**EXERCISE GOAL**
Go through the material below and copy each line where the word "matplotlib" appears.

**PROVIDED MATERIAL**
——————————
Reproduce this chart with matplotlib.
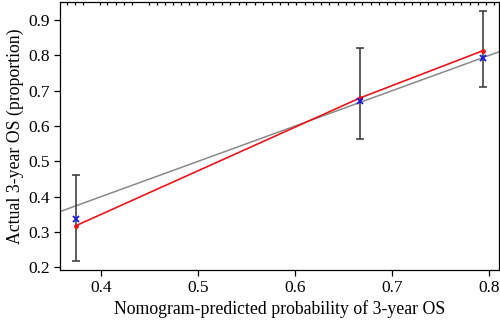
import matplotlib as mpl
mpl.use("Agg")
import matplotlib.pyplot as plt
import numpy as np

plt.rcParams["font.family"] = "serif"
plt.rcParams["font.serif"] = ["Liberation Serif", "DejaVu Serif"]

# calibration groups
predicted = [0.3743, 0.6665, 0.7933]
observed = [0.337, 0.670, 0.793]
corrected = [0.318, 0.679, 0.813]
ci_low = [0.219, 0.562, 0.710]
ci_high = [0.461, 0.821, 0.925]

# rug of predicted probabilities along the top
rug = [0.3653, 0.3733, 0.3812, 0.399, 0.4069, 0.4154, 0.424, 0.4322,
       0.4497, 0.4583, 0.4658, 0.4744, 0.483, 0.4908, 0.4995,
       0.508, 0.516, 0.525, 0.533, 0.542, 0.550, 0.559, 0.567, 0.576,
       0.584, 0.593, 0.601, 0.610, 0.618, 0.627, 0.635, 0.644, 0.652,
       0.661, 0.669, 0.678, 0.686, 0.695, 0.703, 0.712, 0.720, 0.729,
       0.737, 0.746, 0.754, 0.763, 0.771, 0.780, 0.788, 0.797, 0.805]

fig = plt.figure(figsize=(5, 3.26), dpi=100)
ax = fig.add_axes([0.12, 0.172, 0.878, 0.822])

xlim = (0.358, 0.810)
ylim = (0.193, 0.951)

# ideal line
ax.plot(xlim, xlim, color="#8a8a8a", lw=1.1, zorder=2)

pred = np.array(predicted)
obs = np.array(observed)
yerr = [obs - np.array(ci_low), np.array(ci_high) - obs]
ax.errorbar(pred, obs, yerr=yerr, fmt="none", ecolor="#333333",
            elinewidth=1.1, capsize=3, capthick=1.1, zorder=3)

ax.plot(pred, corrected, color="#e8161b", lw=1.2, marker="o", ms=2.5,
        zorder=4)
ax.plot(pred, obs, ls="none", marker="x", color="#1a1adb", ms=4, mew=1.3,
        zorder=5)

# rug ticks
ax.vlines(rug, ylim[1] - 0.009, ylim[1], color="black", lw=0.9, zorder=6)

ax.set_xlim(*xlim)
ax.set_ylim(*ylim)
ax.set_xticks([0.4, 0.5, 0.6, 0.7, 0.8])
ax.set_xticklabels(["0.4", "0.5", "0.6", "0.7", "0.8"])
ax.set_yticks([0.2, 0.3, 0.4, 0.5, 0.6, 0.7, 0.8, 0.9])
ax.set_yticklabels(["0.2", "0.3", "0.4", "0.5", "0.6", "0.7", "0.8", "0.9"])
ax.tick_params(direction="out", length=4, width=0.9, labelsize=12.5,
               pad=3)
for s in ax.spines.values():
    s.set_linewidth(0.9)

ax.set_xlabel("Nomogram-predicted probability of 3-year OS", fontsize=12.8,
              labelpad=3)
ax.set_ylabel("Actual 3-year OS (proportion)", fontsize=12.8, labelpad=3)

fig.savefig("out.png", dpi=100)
——————————
**TASK RESULT**
Reproduce this chart with matplotlib.
import matplotlib as mpl
import matplotlib.pyplot as plt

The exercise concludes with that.